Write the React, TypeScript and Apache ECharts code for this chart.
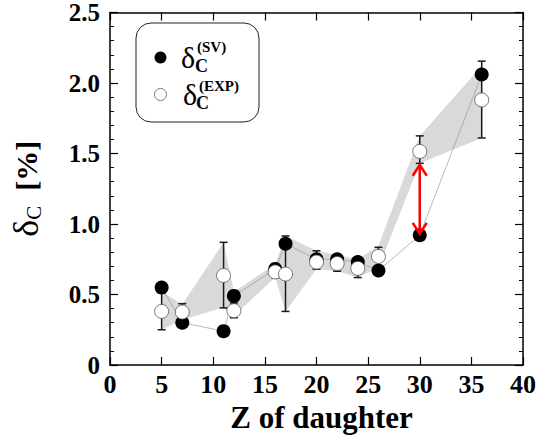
import React, { useEffect, useRef } from "react";
import * as echarts from "echarts";

// Atomic number of daughter
const Z = [5, 7, 11, 12, 16, 17, 20, 22, 24, 26, 30, 36];
// delta_C (SV) [%]
const deltaSV = [0.55, 0.30, 0.24, 0.49, 0.68, 0.86, 0.75, 0.75, 0.73, 0.67, 0.92, 2.06];
// delta_C (EXP) [%]
const deltaEXP = [0.38, 0.375, 0.635, 0.385, 0.66, 0.645, 0.73, 0.72, 0.685, 0.77, 1.515, 1.88];
// error bars on EXP
const errLow = [0.25, 0.32, 0.405, 0.335, 0.62, 0.38, 0.68, 0.665, 0.62, 0.70, 1.43, 1.61];
const errHigh = [0.51, 0.435, 0.87, 0.44, 0.72, 0.915, 0.81, 0.78, 0.75, 0.835, 1.625, 2.155];
// shaded band
const bandLow = [0.25, 0.32, 0.41, 0.35, 0.62, 0.38, 0.68, 0.665, 0.62, 0.69, 1.43, 1.61];
const bandHigh = [0.52, 0.43, 0.87, 0.52, 0.715, 0.915, 0.81, 0.78, 0.75, 0.845, 1.625, 2.12];
// red double arrow
const arrowZ = [30];
const arrowFrom = [0.93];
const arrowTo = [1.42];

const FONT = "Liberation Serif, serif";

export default function App() {
  const ref = useRef<HTMLDivElement>(null);
  useEffect(() => {
    if (!ref.current) return;
    const chart = echarts.init(ref.current, null, { renderer: "svg" });
    const axisLine = { show: true, onZero: false, lineStyle: { color: "#000", width: 1.5 } };
    const option: any = {
      animation: false,
      backgroundColor: "#fff",
      textStyle: { fontFamily: FONT },
      grid: { left: 109, right: 14, top: 10, bottom: 82 },
      xAxis: [
        {
          type: "value",
          min: 0,
          max: 40,
          interval: 5,
          axisLine,
          axisTick: { show: true, inside: true, length: 8, lineStyle: { color: "#000", width: 1.2 } },
          axisLabel: {
            margin: 6,
            fontFamily: FONT,
            fontWeight: "bold",
            fontSize: 26,
            color: "#000",
          },
          splitLine: { show: false },
          name: "Z of daughter",
          nameLocation: "middle",
          nameGap: 37,
          nameTextStyle: { fontFamily: FONT, fontWeight: "bold", fontSize: 31, color: "#000", padding: [0, 0, 0, 10] },
        },
        {
          type: "value",
          position: "top",
          min: 0,
          max: 40,
          interval: 5,
          axisLine,
          axisTick: { show: true, inside: true, length: 8, lineStyle: { color: "#000", width: 1.2 } },
          axisLabel: { show: false },
          splitLine: { show: false },
        },
      ],
      yAxis: [
        {
          type: "value",
          min: 0,
          max: 2.5,
          interval: 0.5,
          axisLine,
          axisTick: { show: true, inside: true, length: 8, lineStyle: { color: "#000", width: 1.2 } },
          minorTick: { show: true, splitNumber: 5, length: 4, lineStyle: { color: "#000", width: 1 } },
          axisLabel: {
            margin: 10,
            fontFamily: FONT,
            fontWeight: "bold",
            fontSize: 25,
            color: "#000",
            formatter: (v: number) => (v === 0 ? "0" : v.toFixed(1)),
          },
          splitLine: { show: false },
          name: "{d|δ}{c|C}{p|  [%]}",
          nameLocation: "middle",
          nameRotate: 90,
          nameGap: 66,
          nameTextStyle: {
            rich: {
              d: { fontFamily: FONT, fontSize: 36, color: "#000" },
              c: { fontFamily: FONT, fontSize: 21, color: "#000", verticalAlign: "bottom" },
              p: { fontFamily: FONT, fontSize: 30, fontWeight: "bold", color: "#000" },
            },
          },
        },
        {
          type: "value",
          position: "right",
          min: 0,
          max: 2.5,
          interval: 0.5,
          axisLine,
          axisTick: { show: true, inside: true, length: 8, lineStyle: { color: "#000", width: 1.2 } },
          minorTick: { show: true, splitNumber: 5, length: 4, lineStyle: { color: "#000", width: 1 } },
          axisLabel: { show: false },
          splitLine: { show: false },
        },
      ],
      series: [
        {
          type: "custom",
          name: "band",
          z: 1,
          silent: true,
          data: Z.map((z, i) => [z, bandLow[i], bandHigh[i]]),
          encode: { x: 0, y: [1, 2] },
          renderItem: (params: any, api: any) => {
            if (params.dataIndex !== 0) return null;
            const upper = Z.map((z, i) => api.coord([z, bandHigh[i]]));
            const lower = Z.map((z, i) => api.coord([z, bandLow[i]])).reverse();
            return {
              type: "polygon",
              shape: { points: upper.concat(lower) },
              style: { fill: "#d9d9d9", stroke: "none" },
            };
          },
        },
        {
          type: "line",
          name: "svline",
          z: 2,
          silent: true,
          showSymbol: false,
          symbol: "none",
          data: Z.map((z, i) => [z, deltaSV[i]]),
          lineStyle: { color: "#999", width: 0.7 },
        },
        {
          type: "custom",
          name: "errors",
          z: 3,
          silent: true,
          data: Z.map((z, i) => [z, errLow[i], errHigh[i]]),
          encode: { x: 0, y: [1, 2] },
          renderItem: (params: any, api: any) => {
            const x = api.value(0);
            const lo = api.coord([x, api.value(1)]);
            const hi = api.coord([x, api.value(2)]);
            const hw = 4;
            const st = { stroke: "#1a1a1a", lineWidth: 1.5 };
            return {
              type: "group",
              children: [
                { type: "line", shape: { x1: lo[0], y1: lo[1], x2: hi[0], y2: hi[1] }, style: st },
                { type: "line", shape: { x1: lo[0] - hw, y1: lo[1], x2: lo[0] + hw, y2: lo[1] }, style: st },
                { type: "line", shape: { x1: hi[0] - hw, y1: hi[1], x2: hi[0] + hw, y2: hi[1] }, style: st },
              ],
            };
          },
        },
        {
          type: "scatter",
          name: "SV",
          z: 4,
          symbol: "circle",
          symbolSize: 14,
          data: Z.map((z, i) => [z, deltaSV[i]]),
          itemStyle: { color: "#000", opacity: 1 },
        },
        {
          type: "scatter",
          name: "EXP",
          z: 5,
          symbol: "circle",
          symbolSize: 14,
          data: Z.map((z, i) => [z, deltaEXP[i]]),
          itemStyle: { color: "#fff", borderColor: "#555", borderWidth: 0.8, opacity: 1 },
        },
        {
          type: "custom",
          name: "arrow",
          z: 6,
          silent: true,
          data: arrowZ.map((z, i) => [z, arrowFrom[i], arrowTo[i]]),
          encode: { x: 0, y: [1, 2] },
          renderItem: (params: any, api: any) => {
            const x = api.value(0);
            const a = api.coord([x, api.value(1)]);
            const b = api.coord([x, api.value(2)]);
            const st = { stroke: "#ff0000", lineWidth: 2.5, fill: "none" };
            const hw = 7;
            const hl = 11;
            return {
              type: "group",
              children: [
                { type: "line", shape: { x1: a[0], y1: a[1], x2: b[0], y2: b[1] }, style: st },
                {
                  type: "polyline",
                  shape: { points: [[b[0] - hw, b[1] + hl], [b[0], b[1]], [b[0] + hw, b[1] + hl]] },
                  style: st,
                },
                {
                  type: "polyline",
                  shape: { points: [[a[0] - hw, a[1] - hl], [a[0], a[1]], [a[0] + hw, a[1] - hl]] },
                  style: st,
                },
              ],
            };
          },
        },
      ],
      graphic: {
        elements: [
          {
            type: "rect",
            z: 10,
            shape: { x: 136, y: 23, width: 123, height: 99, r: 15 },
            style: { fill: "#fff", stroke: "#222", lineWidth: 1 },
          },
          { type: "circle", z: 11, shape: { cx: 160.5, cy: 57.5, r: 6 }, style: { fill: "#000" } },
          {
            type: "circle",
            z: 11,
            shape: { cx: 160.5, cy: 94.5, r: 6 },
            style: { fill: "#fff", stroke: "#555", lineWidth: 0.8 },
          },
          {
            type: "text",
            z: 11,
            x: 181,
            y: 57,
            style: { text: "δ", fontFamily: FONT, fontSize: 30, fill: "#000", align: "left", verticalAlign: "middle" },
          },
          {
            type: "text",
            z: 11,
            x: 195,
            y: 66,
            style: { text: "C", fontFamily: FONT, fontWeight: "bold", fontSize: 18, fill: "#000", align: "left", verticalAlign: "middle" },
          },
          {
            type: "text",
            z: 11,
            x: 197,
            y: 47,
            style: { text: "(SV)", fontFamily: FONT, fontWeight: "bold", fontSize: 15, fill: "#000", align: "left", verticalAlign: "middle" },
          },
          {
            type: "text",
            z: 11,
            x: 183,
            y: 94,
            style: { text: "δ", fontFamily: FONT, fontSize: 30, fill: "#000", align: "left", verticalAlign: "middle" },
          },
          {
            type: "text",
            z: 11,
            x: 196,
            y: 102.5,
            style: { text: "C", fontFamily: FONT, fontWeight: "bold", fontSize: 18, fill: "#000", align: "left", verticalAlign: "middle" },
          },
          {
            type: "text",
            z: 11,
            x: 199,
            y: 86,
            style: { text: "(EXP)", fontFamily: FONT, fontWeight: "bold", fontSize: 15, fill: "#000", align: "left", verticalAlign: "middle" },
          },
        ],
      },
    };
    chart.setOption(option);
    return () => chart.dispose();
  }, []);
  return (
    <div
      ref={ref}
      style={{ position: "absolute", left: 0, top: 0, width: 539, height: 447, background: "#fff" }}
    />
  );
}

.....

• Given request: Your task is to restate word for word the lines from the top of the data to the line containing "const arrowTo = [1.42];", both ends included, with every picture left out.

• Expected answer:
Write the React, TypeScript and Apache ECharts code for this chart.
import React, { useEffect, useRef } from "react";
import * as echarts from "echarts";

// Atomic number of daughter
const Z = [5, 7, 11, 12, 16, 17, 20, 22, 24, 26, 30, 36];
// delta_C (SV) [%]
const deltaSV = [0.55, 0.30, 0.24, 0.49, 0.68, 0.86, 0.75, 0.75, 0.73, 0.67, 0.92, 2.06];
// delta_C (EXP) [%]
const deltaEXP = [0.38, 0.375, 0.635, 0.385, 0.66, 0.645, 0.73, 0.72, 0.685, 0.77, 1.515, 1.88];
// error bars on EXP
const errLow = [0.25, 0.32, 0.405, 0.335, 0.62, 0.38, 0.68, 0.665, 0.62, 0.70, 1.43, 1.61];
const errHigh = [0.51, 0.435, 0.87, 0.44, 0.72, 0.915, 0.81, 0.78, 0.75, 0.835, 1.625, 2.155];
// shaded band
const bandLow = [0.25, 0.32, 0.41, 0.35, 0.62, 0.38, 0.68, 0.665, 0.62, 0.69, 1.43, 1.61];
const bandHigh = [0.52, 0.43, 0.87, 0.52, 0.715, 0.915, 0.81, 0.78, 0.75, 0.845, 1.625, 2.12];
// red double arrow
const arrowZ = [30];
const arrowFrom = [0.93];
const arrowTo = [1.42];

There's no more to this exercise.